A context of aging populations and urbanization has sparked a global movement to make urban spaces age-friendly. The Age-Friendly City program, developed by the World Health Organization, aims to improve local environments for all population groups, promote a positive aging identity and empower local policy actors to support senior citizens.

Despite growing enthusiasm and policy work by local governments worldwide, considerable gaps remain. These lacunae have led scholars and activists alike to align age-friendly city work with the concept of the right to the city.
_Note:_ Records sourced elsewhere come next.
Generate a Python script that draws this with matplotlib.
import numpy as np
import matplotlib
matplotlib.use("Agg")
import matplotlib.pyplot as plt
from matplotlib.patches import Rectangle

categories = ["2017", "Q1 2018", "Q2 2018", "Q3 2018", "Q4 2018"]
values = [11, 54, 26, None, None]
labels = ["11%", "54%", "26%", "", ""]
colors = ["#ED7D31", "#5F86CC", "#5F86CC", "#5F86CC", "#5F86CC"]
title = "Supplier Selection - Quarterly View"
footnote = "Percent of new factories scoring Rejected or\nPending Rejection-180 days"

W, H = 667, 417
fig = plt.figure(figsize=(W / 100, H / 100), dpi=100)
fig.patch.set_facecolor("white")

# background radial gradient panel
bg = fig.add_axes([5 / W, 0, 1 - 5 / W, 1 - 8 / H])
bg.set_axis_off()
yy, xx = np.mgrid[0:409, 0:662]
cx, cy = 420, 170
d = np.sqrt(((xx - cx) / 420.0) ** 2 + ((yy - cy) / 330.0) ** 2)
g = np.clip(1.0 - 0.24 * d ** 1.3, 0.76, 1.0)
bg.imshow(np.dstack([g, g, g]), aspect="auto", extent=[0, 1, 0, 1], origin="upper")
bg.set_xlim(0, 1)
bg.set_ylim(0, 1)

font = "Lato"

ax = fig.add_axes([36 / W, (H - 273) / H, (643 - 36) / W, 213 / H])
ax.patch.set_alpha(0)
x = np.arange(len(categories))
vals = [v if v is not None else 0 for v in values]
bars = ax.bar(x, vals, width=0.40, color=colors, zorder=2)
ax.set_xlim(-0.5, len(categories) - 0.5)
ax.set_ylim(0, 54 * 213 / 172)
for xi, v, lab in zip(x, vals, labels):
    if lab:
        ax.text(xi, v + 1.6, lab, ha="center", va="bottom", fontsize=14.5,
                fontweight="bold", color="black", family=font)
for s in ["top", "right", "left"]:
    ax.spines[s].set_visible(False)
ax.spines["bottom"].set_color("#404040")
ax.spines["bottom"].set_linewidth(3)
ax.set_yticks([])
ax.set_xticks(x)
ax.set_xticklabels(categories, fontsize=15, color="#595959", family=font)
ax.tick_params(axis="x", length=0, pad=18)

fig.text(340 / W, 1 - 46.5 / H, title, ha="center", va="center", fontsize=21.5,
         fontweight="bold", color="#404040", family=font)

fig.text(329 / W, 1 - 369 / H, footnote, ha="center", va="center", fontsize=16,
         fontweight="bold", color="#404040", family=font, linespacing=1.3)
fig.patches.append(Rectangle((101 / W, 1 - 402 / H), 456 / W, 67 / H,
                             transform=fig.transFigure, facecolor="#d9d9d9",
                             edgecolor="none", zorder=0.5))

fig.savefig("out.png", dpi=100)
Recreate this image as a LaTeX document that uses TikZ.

In The Right to an Age-Friendly City Meghan Joy zeroes in on the intricacies of developing an environment that promotes social and spatial justice for the elderly in Toronto. Weaving together the stories, struggles and victories of local activists, government staff and front-line service providers, Joy maps this complex policy area and examines the ways in which age-friendly work successfully enhances senior citizens’ access to services and support in the local environment, recognizes the diverse needs of senior citizens in the city, and empowers policy actors from local government and the non-profit sector to support senior citizens.

About the speaker

Meghan Joy is an assistant professor in the Department of Political Science at Concordia University. Her research interests include the politics of population aging, theories and practice of progressive politics and policy in cities, and the political economy of the nonprofit sector. Recent publications include her book The Right to an Age Friendly City: Redistribution, Recognition, and Senior Citizen Rights in Urban Spaces, and Beyond Neoliberalism: A Policy Agenda for a Progressive City (with Ronald K. Vogel).